Charts and diagrams as code:
********************

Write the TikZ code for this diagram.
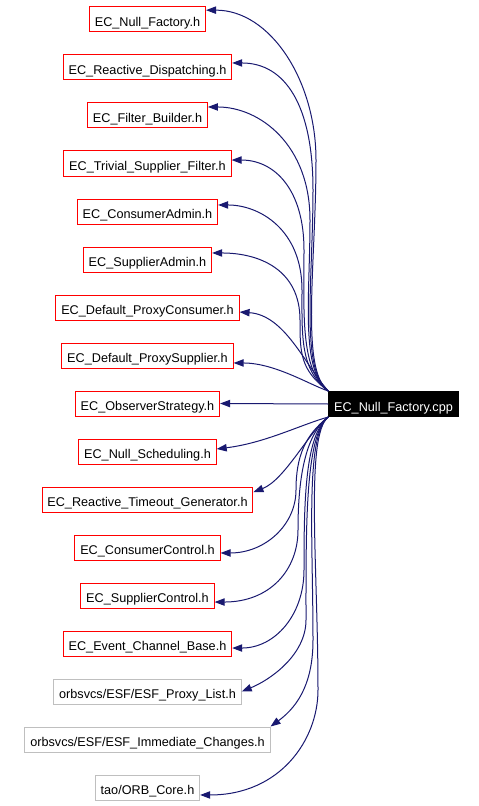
\documentclass[tikz,border=0pt]{standalone}
\usepackage{fontspec}
\setmainfont{Liberation Sans}
\usetikzlibrary{arrows.meta}
\definecolor{edgeblue}{RGB}{25,25,112}
\definecolor{boxgray}{RGB}{191,191,191}

\tikzset{
  hdr/.style={draw=red, line width=0.75pt, minimum height=18.75pt,
    inner xsep=4pt, inner ysep=0pt, text height=11pt, text depth=0pt,
    font=\fontsize{9.5}{11}\selectfont},
  ext/.style={hdr, draw=boxgray},
  src/.style={hdr, draw=black, fill=black, text=white},
  dep/.style={edgeblue, line width=0.75pt, -{Triangle[length=7.5pt,width=5.5pt]}},
}

\begin{document}
\begin{tikzpicture}[x=0.75pt,y=-0.75pt]
\useasboundingbox (0,0) rectangle (478,806);
% included headers, top to bottom
\foreach \n/\lab/\st [count=\i from 0] in {
  nullh/EC\_Null\_Factory.h/hdr,
  dispatch/EC\_Reactive\_Dispatching.h/hdr,
  filter/EC\_Filter\_Builder.h/hdr,
  trivial/EC\_Trivial\_Supplier\_Filter.h/hdr,
  cadmin/EC\_ConsumerAdmin.h/hdr,
  sadmin/EC\_SupplierAdmin.h/hdr,
  dpc/EC\_Default\_ProxyConsumer.h/hdr,
  dps/EC\_Default\_ProxySupplier.h/hdr,
  obs/EC\_ObserverStrategy.h/hdr,
  nsched/EC\_Null\_Scheduling.h/hdr,
  rtg/EC\_Reactive\_Timeout\_Generator.h/hdr,
  cctrl/EC\_ConsumerControl.h/hdr,
  sctrl/EC\_SupplierControl.h/hdr,
  ecb/EC\_Event\_Channel\_Base.h/hdr,
  plist/{orbsvcs/ESF/ESF\_Proxy\_List.h}/ext,
  immed/{orbsvcs/ESF/ESF\_Immediate\_Changes.h}/ext,
  orb/{tao/ORB\_Core.h}/ext}
  \node[\st] (\n) at (147.5,{19.5+48*\i}) {\lab};

\node[src] (cpp) at (393.5,404) {EC\_Null\_Factory.cpp};

% edges up the bundle: corner -> waypoint -> header
\foreach \t/\d/\xw/\yw/\k/\cx/\cy in {
  nullh/7/316/160/80/270/10,
  dispatch/3.4/313/190/85/285/63,
  filter/6.4/310/220/75/260/107,
  trivial/2.6/304/250/60/275/160,
  cadmin/4.9/302/290/60/260/205,
  sadmin/4.9/300/320/50/260/253}
  \draw[dep] (cpp.north west) .. controls (300,370) and (\xw,{\yw+0.45*(392-\yw)}) .. (\xw,\yw)
    .. controls (\xw,{\yw-\k}) and (\cx,\cy) .. ([yshift=\d pt]\t.east);
\draw[dep] (cpp.north west) .. controls (305,365) and (285,315) .. ([yshift=-3.4pt]dpc.east);
\draw[dep] (cpp.north west) .. controls (310,385) and (275,363) .. ([yshift=-5.6pt]dps.east);

\draw[dep] (cpp.west) -- (obs.east);

% edges down the bundle
\draw[dep] (cpp.south west) .. controls (300,425) and (265,443) .. ([yshift=1.9pt]nsched.east);
\draw[dep] (cpp.south west) .. controls (310,430) and (285,480) .. ([yshift=5.6pt]rtg.east);
\foreach \t/\d/\xw/\yw/\k/\cx/\cy in {
  cctrl/-4.1/296/490/35/265/553,
  sctrl/-4.9/298/530/40/270/602,
  ecb/-3.4/304/570/45/275/648,
  plist/0/306/620/35/270/680,
  orb/-5.6/318/690/50/280/795}
  \draw[dep] (cpp.south west) .. controls (305,435) and (\xw,{\yw-0.45*(\yw-416)}) .. (\xw,\yw)
    .. controls (\xw,{\yw+\k}) and (\cx,\cy) .. ([yshift=\d pt]\t.east);
\draw[dep] (cpp.south west) .. controls (305,435) and (313,540) .. (313,640)
  .. controls (313,680) and (300,705) .. (immed.north east);
\end{tikzpicture}
\end{document}
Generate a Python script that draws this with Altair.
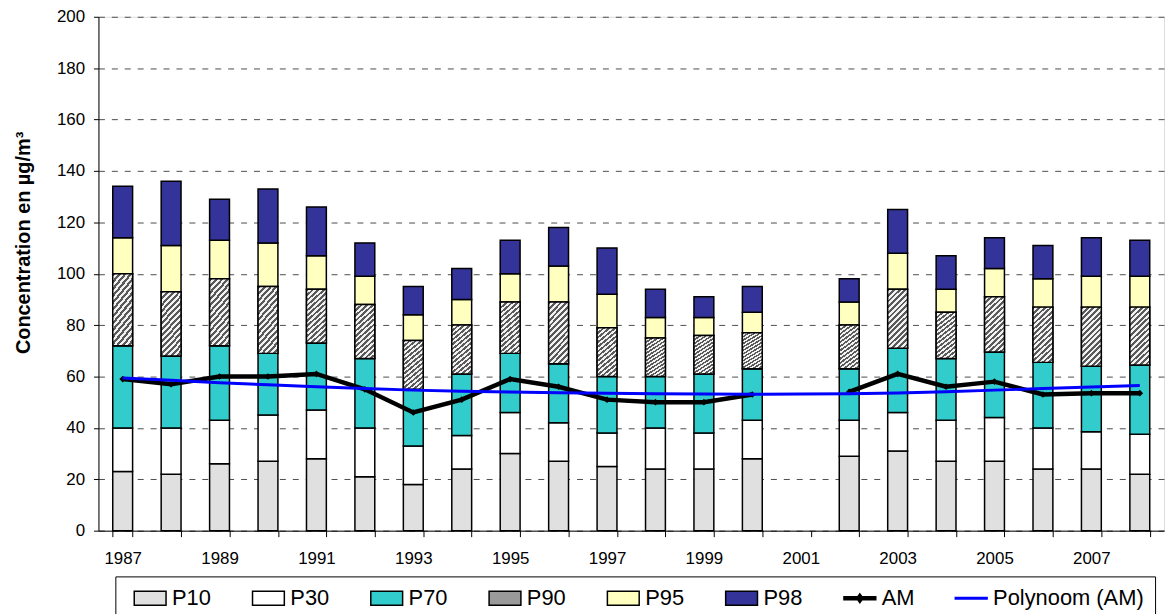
import altair as alt
import pandas as pd

# yearly percentiles (ug/m3); 2001 has no measurements
years = [str(y) for y in range(1987, 2009)]
p10 = [23, 22, 26, 27, 28, 21, 18, 24, 30, 27, 25, 24, 24, 28, None, 29, 31, 27, 27, 24, 24, 22]
p30 = [40, 40, 43, 45, 47, 40, 33, 37, 46, 42, 38, 40, 38, 43, None, 43, 46, 43, 44, 40, 38.5, 37.5]
p70 = [72, 68, 72, 69, 73, 67, 55, 61, 69, 65, 60, 60, 61, 63, None, 63, 71, 67, 69.5, 65.5, 64, 64.5]
p90 = [100, 93, 98, 95, 94, 88, 74, 80, 89, 89, 79, 75, 76, 77, None, 80, 94, 85, 91, 87, 87, 87]
p95 = [114, 111, 113, 112, 107, 99, 84, 90, 100, 103, 92, 83, 83, 85, None, 89, 108, 94, 102, 98, 99, 99]
p98 = [134, 136, 129, 133, 126, 112, 95, 102, 113, 118, 110, 94, 91, 95, None, 98, 125, 107, 114, 111, 114, 113]
am = [59, 57, 60, 60, 61, 55, 46, 51, 59, 56, 51, 50, 50, 53, None, 54, 61, 56, 58, 53, 53.5, 53.5]
poly = [59.4, 58.5, 57.6, 56.8, 56.0, 55.3, 54.7, 54.3, 54.0, 53.7, 53.5, 53.3, 53.2, 53.1, 53.2,
        53.3, 53.6, 54.1, 54.7, 55.3, 55.9, 56.5]

PCT = ["P10", "P30", "P70", "P90", "P95", "P98"]
LEGEND_ORDER = PCT + ["AM", "Polynoom (AM)"]

FILL = ["#e0e0e0", "#ffffff", "#33cccc", "#9a9a9a", "#ffffc0", "#333399", "#000000", "#0000ff"]
STROKE = ["#000000"] * 7 + ["#0000ff"]
RECT = "M-1,-0.44H1V0.44H-1Z"
AM_SYM = "M-1,-0.1H1V0.1H-1Z M0,-0.28L0.2,0L0,0.28L-0.2,0Z"
POLY_SYM = "M-1,-0.05H1V0.05H-1Z"
SHAPES = [RECT] * 6 + [AM_SYM, POLY_SYM]

rows = []
for i, year in enumerate(years):
    lo = 0
    for name, col in zip(PCT, [p10, p30, p70, p90, p95, p98]):
        if col[i] is None:
            break
        rows.append({"year": year, "series": name, "lo": lo, "hi": col[i]})
        lo = col[i]
bars_df = pd.DataFrame(rows)

am_df = pd.DataFrame({"year": years, "value": am, "series": "AM"}).dropna()
am_df["seg"] = ["a" if int(y) < 2001 else "b" for y in am_df["year"]]
poly_df = pd.DataFrame({"year": years, "value": poly, "series": "Polynoom (AM)"})
legend_df = pd.DataFrame({"series": LEGEND_ORDER})

FONT = "Liberation Sans"
TITLE = "Concentration en µg/m³"

leg = alt.Legend(
    title="\u00a0\u00a0", titleOrient="right", titlePadding=6, titleFontSize=22,
    orient="none", legendX=17, legendY=563, direction="horizontal",
    fillColor="white", strokeColor="black", padding=5,
    labelFont=FONT, labelFontSize=22, labelColor="black", labelOffset=5, labelLimit=400,
    symbolSize=1024, symbolStrokeWidth=1.5, symbolOffset=13, columnPadding=27,
)
fill = alt.Fill("series:N", scale=alt.Scale(domain=LEGEND_ORDER, range=FILL), legend=leg)
stroke = alt.Stroke("series:N", scale=alt.Scale(domain=LEGEND_ORDER, range=STROKE), legend=leg)
shape = alt.Shape("series:N", scale=alt.Scale(domain=LEGEND_ORDER, range=SHAPES), legend=leg)

x = alt.X(
    "year:O",
    scale=alt.Scale(domain=years, paddingInner=0.59, paddingOuter=0.295),
    axis=alt.Axis(
        labelExpr="toNumber(datum.value) % 2 == 1 ? datum.label : ''",
        tickBand="extent", labelAngle=0, labelFont=FONT, labelFontSize=17, labelColor="black",
        labelPadding=14, tickSize=6, tickColor="black", domainColor="black", grid=False,
        labelOverlap=False,
    ),
    title=None,
)
y_axis = alt.Axis(
    values=list(range(0, 201, 20)), grid=True, gridDash=[6, 7], gridColor="#4d4d4d",
    labelFont=FONT, labelFontSize=17, labelColor="black", labelPadding=9,
    tickSize=5, tickColor="black", domainColor="black",
    titleFont=FONT, titleFontSize=20, titleFontWeight="bold", titleColor="black",
    titleX=-69, titleY=227, titleAngle=270, titleAlign="center", titleBaseline="alphabetic",
)
y_scale = alt.Scale(domain=[0, 200])


def y_enc(field):
    return alt.Y(f"{field}:Q", scale=y_scale, axis=y_axis, title=TITLE)


# hatched fill for the P90 segment (diagonal stripes)
n = 14
stops = []
for i in range(n):
    a, b, c = i / n, (i + 0.5) / n, (i + 1) / n
    stops += [
        {"offset": a, "color": "#5a5a5a"}, {"offset": b, "color": "#5a5a5a"},
        {"offset": b, "color": "#f2f2f2"}, {"offset": c, "color": "#f2f2f2"},
    ]
hatch = {"gradient": "linear", "x1": 0, "y1": 0, "x2": 0.4, "y2": 1.2, "stops": stops}

bars = alt.Chart(bars_df).mark_bar(strokeWidth=1.5).encode(
    x=x, y=y_enc("lo"), y2="hi:Q", fill=fill, stroke=stroke,
)
p90_hatch = alt.Chart(bars_df).transform_filter("datum.series == 'P90'").mark_bar(
    fill=hatch, stroke="black", strokeWidth=1.5
).encode(x=x, y=y_enc("lo"), y2="hi:Q")

am_line = alt.Chart(am_df).mark_line(strokeWidth=4.5).encode(
    x=x, y=y_enc("value"), stroke=stroke, detail="seg:N",
)
am_pts = alt.Chart(am_df).mark_point(shape="diamond", filled=True, size=45, color="black", opacity=1).encode(
    x=x, y=y_enc("value"),
)
poly_line = alt.Chart(poly_df).mark_line(strokeWidth=3).encode(
    x=x, y=y_enc("value"), stroke=stroke,
)
legend_layer = alt.Chart(legend_df).transform_filter("false").mark_point(filled=True, opacity=1).encode(
    shape=shape, fill=fill, stroke=stroke,
)

chart = (
    alt.layer(bars, p90_hatch, am_line, am_pts, poly_line, legend_layer)
    .properties(
        width=1072, height=517,
        autosize=alt.AutoSizeParams(type="none"),
        padding={"left": 91, "top": 7, "right": 4, "bottom": 82},
    )
    .configure_view(stroke="transparent")
    .configure(font=FONT)
)

chart.save("out.html", embed_options={"renderer": "svg", "actions": False})
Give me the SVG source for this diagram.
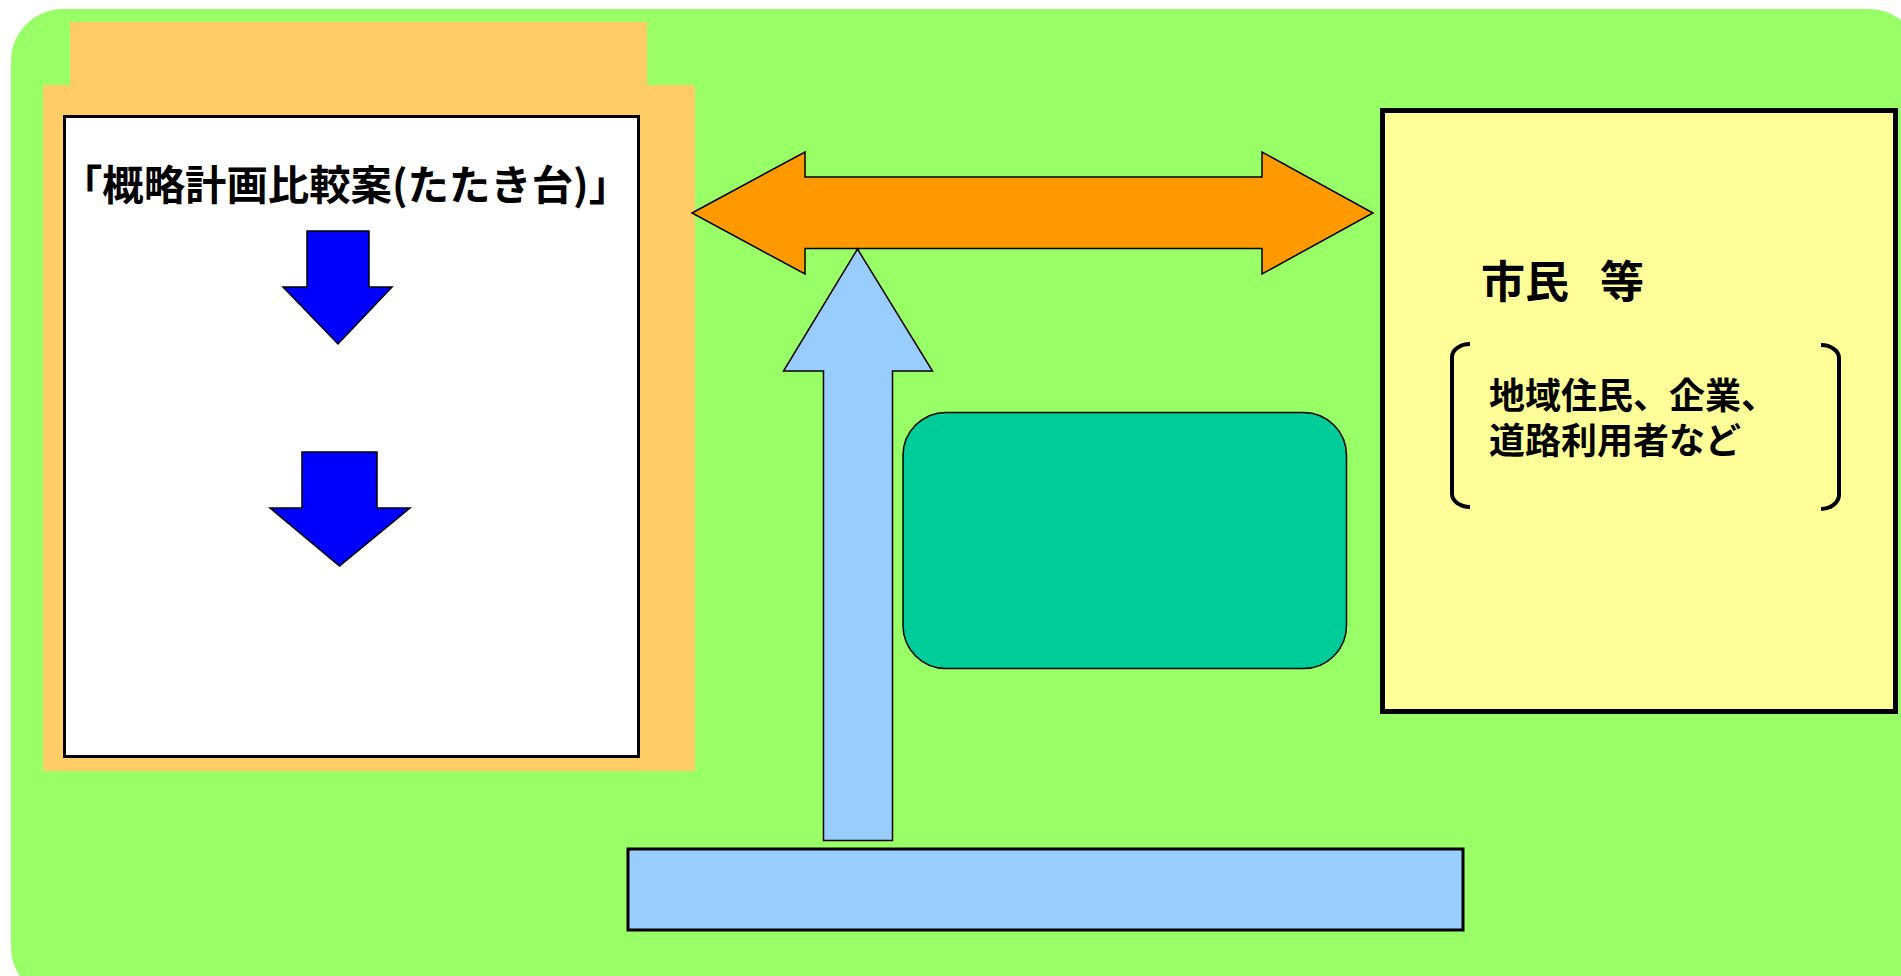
<svg xmlns="http://www.w3.org/2000/svg" width="1901" height="976" viewBox="0 0 1901 976">
<style>
.thin{stroke:#000;stroke-width:1.5;stroke-linejoin:miter}
.jp{font-family:"Noto Sans CJK JP","Noto Sans CJK SC",sans-serif;font-weight:bold;fill:#000}
</style>
<rect width="1901" height="976" fill="#ffffff"/>
<g id="background">
<rect x="11" y="9" width="1910" height="990" rx="52" ry="52" fill="#99FF66"/>
</g>
<g id="plan-panel">
<rect x="70" y="22" width="577" height="64" fill="#FFCC66"/>
<rect x="43" y="85" width="652" height="686" fill="#FFCC66"/>
<rect x="64.5" y="116.5" width="574" height="640" fill="#FFFFFF" stroke="#000" stroke-width="3"/>
<text class="jp" x="61" y="200" font-size="41" textLength="569" lengthAdjust="spacingAndGlyphs">「概略計画比較案(たたき台)」</text>
<polygon class="thin" fill="#0000FF" points="307,231 369,231 369,287 392,287 338,344 283,287 307,287"/>
<polygon class="thin" fill="#0000FF" points="302,452 377,452 377,508 410,508 339.5,566 270,508 302,508"/>
</g>
<g id="citizens">
<rect x="1382.5" y="110.5" width="513" height="601" fill="#FFFF99" stroke="#000" stroke-width="5"/>
<text class="jp" x="1481" y="298" font-size="44" style="word-spacing:21px">市民 等</text>
<path d="M1470,344 C1460,344 1452,350 1452,357 L1452,494 C1452,501 1460,507 1470,507" fill="none" stroke="#000" stroke-width="4"/>
<path d="M1821,345 C1831,345 1839,351 1839,358 L1839,495 C1839,502 1831,509 1821,509" fill="none" stroke="#000" stroke-width="4"/>
<text class="jp" font-size="36"><tspan x="1489" y="409">地域住民、企業、</tspan><tspan x="1489" y="454">道路利用者など</tspan></text>
</g>
<g id="teal-box">
<rect x="903" y="412.5" width="443.5" height="256" rx="43" ry="43" fill="#00CC99" stroke="#000" stroke-width="1.5"/>
</g>
<g id="bottom-box">
<rect x="628" y="849" width="835" height="81" fill="#99CCFF" stroke="#000" stroke-width="3"/>
</g>
<g id="connectors">
<polygon class="thin" fill="#FF9900" points="692,213 805,152 805,177 1262,177 1262,152 1373,213 1262,274 1262,248.5 805,248.5 805,274"/>
<polygon class="thin" fill="#99CCFF" points="857.5,249 932.5,371 892.5,371 892.5,840.5 823.5,840.5 823.5,371 783.5,371"/>
</g>
</svg>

********************

__To be done__. Skip all pictures and retype only the stretch from the line that holds "Generate a Python" through the line that holds "import pandas as pd", exactly as written.

__In response__.
Generate a Python script that draws this with Altair.
import altair as alt
import pandas as pd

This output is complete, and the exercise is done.